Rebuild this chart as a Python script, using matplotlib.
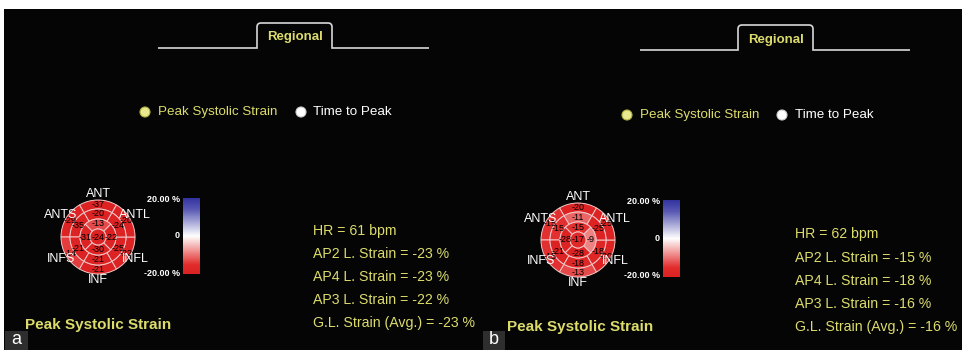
import matplotlib
matplotlib.use("Agg")
import matplotlib.pyplot as plt
import numpy as np
from matplotlib.patches import Wedge, Circle, Rectangle, PathPatch
from matplotlib.path import Path
from matplotlib.colors import LinearSegmentedColormap, Normalize

plt.rcParams["font.family"] = ["Liberation Sans", "DejaVu Sans"]

# 17-segment order: basal x6, mid x6 (ant, antsept, infsept, inf, inflat, antlat), apical x4 (ant, sept, inf, lat), apex
seg_a = [-37, -29, -14, -21, -22, -20,
         -20, -35, -21, -21, -25, -24,
         -13, -31, -30, -22,
         -24]
seg_b = [-20, -15, -15, -13, -20, -25,
         -11, -15, -21, -18, -18, -25,
         -15, -28, -28, -9,
         -17]
wall_labels = ["ANT", "ANTS", "INFS", "INF", "INFL", "ANTL"]
hr = [61, 62]
ap2 = [-23, -15]
ap4 = [-23, -18]
ap3 = [-22, -16]
gls = [-23, -16]
panel_tags = ["a", "b"]

YEL = "#dcdc6c"
BG = "#050505"

cmap = LinearSegmentedColormap.from_list(
    "strain", [(0.0, "#dc2222"), (0.12, "#e22c2c"), (0.5, "#ffffff"),
               (0.85, "#5a5ab4"), (1.0, "#3434a0")])
norm = Normalize(-20, 20)

fig = plt.figure(figsize=(9.65, 3.5), dpi=100, facecolor="white")
ax = fig.add_axes([0, 0, 1, 1])
ax.set_xlim(0, 965)
ax.set_ylim(350, 0)
ax.axis("off")
ax.add_patch(Rectangle((4, 9), 958, 341, facecolor=BG, edgecolor="none"))

panels = [
    dict(tab=(158, 257, 332, 429, 48, 23), reg=(295, 37), ry=112, rad=(145, 158, 301, 313),
         c=(98, 237), cb=(183, 200, 198, 274), sx=313, sy=[231, 254, 277, 300, 323],
         title=(25, 325), box=(5, 28)),
    dict(tab=(640, 738, 813, 910, 50, 25), reg=(776, 40), ry=115, rad=(627, 640, 782, 795),
         c=(578, 240), cb=(663, 680, 200, 277), sx=795, sy=[234, 258, 281, 304, 327],
         title=(507, 327), box=(483, 505)),
]


def bullseye(cx, cy, vals):
    R = [0, 8, 18, 28, 37]
    ec = "#f2c8c8"
    # basal + mid rings, 6 segments each
    centers6 = [90, 150, 210, 270, 330, 30]
    for ring in range(2):
        r_in, r_out = R[3 - ring], R[4 - ring]
        for k, th in enumerate(centers6):
            v = vals[ring * 6 + k]
            ax.add_patch(Wedge((cx, cy), r_out, -th - 30, -th + 30, width=r_out - r_in,
                               facecolor=cmap(norm(v)), edgecolor=ec, lw=0.7))
            rm = (r_in + r_out) / 2
            ax.text(cx + rm * np.cos(np.radians(th)), cy - rm * np.sin(np.radians(th)),
                    str(v), fontsize=6.5, ha="center", va="center", color="black")
    centers4 = [90, 180, 270, 0]
    for k, th in enumerate(centers4):
        v = vals[12 + k]
        ax.add_patch(Wedge((cx, cy), R[2], -th - 45, -th + 45, width=R[2] - R[1],
                           facecolor=cmap(norm(v)), edgecolor=ec, lw=0.7))
        rm = 13
        ax.text(cx + rm * np.cos(np.radians(th)), cy - rm * np.sin(np.radians(th)),
                str(v), fontsize=6.5, ha="center", va="center", color="black")
    ax.add_patch(Circle((cx, cy), R[1], facecolor=cmap(norm(vals[16])), edgecolor=ec, lw=0.7))
    ax.text(cx, cy, str(vals[16]), fontsize=6.5, ha="center", va="center", color="black")
    for th, lab in zip(centers6, wall_labels):
        rl = 43
        ax.text(cx + rl * np.cos(np.radians(th)), cy - rl * np.sin(np.radians(th)),
                lab, fontsize=9, ha="center", va="center", color="white")


for i, p in enumerate(panels):
    x0, xl, xr, x1, yl, yt = p["tab"]
    rr = 4
    verts = [(x0, yl), (xl, yl), (xl, yt + rr), (xl, yt), (xl + rr, yt),
             (xr - rr, yt), (xr, yt), (xr, yt + rr), (xr, yl), (x1, yl)]
    codes = [Path.MOVETO, Path.LINETO, Path.LINETO, Path.CURVE3, Path.CURVE3,
             Path.LINETO, Path.CURVE3, Path.CURVE3, Path.LINETO, Path.LINETO]
    ax.add_patch(PathPatch(Path(verts, codes), facecolor="none", edgecolor="#d8d8d8", lw=1.2))
    ax.text(*p["reg"], "Regional", fontsize=9.5, fontweight="bold", color=YEL,
            ha="center", va="center")

    ry = p["ry"]
    yc, yt_, wc, wt = p["rad"]
    ax.add_patch(Circle((yc, ry), 5, facecolor="#e8e890", edgecolor="#b0b040", lw=0.8))
    ax.text(yt_, ry, "Peak Systolic Strain", fontsize=9.6, color=YEL, ha="left", va="center")
    ax.add_patch(Circle((wc, ry), 5, facecolor="white", edgecolor="#cccccc", lw=0.8))
    ax.text(wt, ry, "Time to Peak", fontsize=9.6, color="white", ha="left", va="center")

    cx, cy = p["c"]
    bullseye(cx, cy, seg_a if i == 0 else seg_b)

    bx0, bx1, by0, by1 = p["cb"]
    grad = np.linspace(20, -20, 200).reshape(-1, 1)
    ax.imshow(grad, cmap=cmap, norm=norm, extent=(bx0, bx1, by1, by0), aspect="auto",
              interpolation="bilinear", zorder=2)
    ax.text(bx0 - 3, by0 + 1, "20.00 %", fontsize=6.5, fontweight="bold", color="white",
            ha="right", va="center")
    ax.text(bx0 - 3, (by0 + by1) / 2, "0", fontsize=6.5, fontweight="bold", color="white",
            ha="right", va="center")
    ax.text(bx0 - 3, by1 - 1, "-20.00 %", fontsize=6.5, fontweight="bold", color="white",
            ha="right", va="center")

    lines = [f"HR = {hr[i]} bpm", f"AP2 L. Strain = {ap2[i]} %", f"AP4 L. Strain = {ap4[i]} %",
             f"AP3 L. Strain = {ap3[i]} %", f"G.L. Strain (Avg.) = {gls[i]} %"]
    for s, y in zip(lines, p["sy"]):
        ax.text(p["sx"], y, s, fontsize=10.2, color=YEL, ha="left", va="center")

    ax.text(*p["title"], "Peak Systolic Strain", fontsize=11, fontweight="bold", color=YEL,
            ha="left", va="center")
    b0, b1 = p["box"]
    ax.add_patch(Rectangle((b0, 331), b1 - b0, 19, facecolor="#2e2e2e", edgecolor="none", zorder=3))
    ax.text((b0 + b1) / 2, 340, panel_tags[i], fontsize=13, color="white", ha="center",
            va="center", zorder=4)

ax.set_xlim(0, 965)
ax.set_ylim(350, 0)
fig.savefig("out.png", dpi=100, facecolor="white")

_ _ _ _

### Given exercise:
Please extract exactly the lines of the data, from the first through the line containing "from matplotlib.colors import", and add no pictures to the copy.

### Task response:
Rebuild this chart as a Python script, using matplotlib.
import matplotlib
matplotlib.use("Agg")
import matplotlib.pyplot as plt
import numpy as np
from matplotlib.patches import Wedge, Circle, Rectangle, PathPatch
from matplotlib.path import Path
from matplotlib.colors import LinearSegmentedColormap, Normalize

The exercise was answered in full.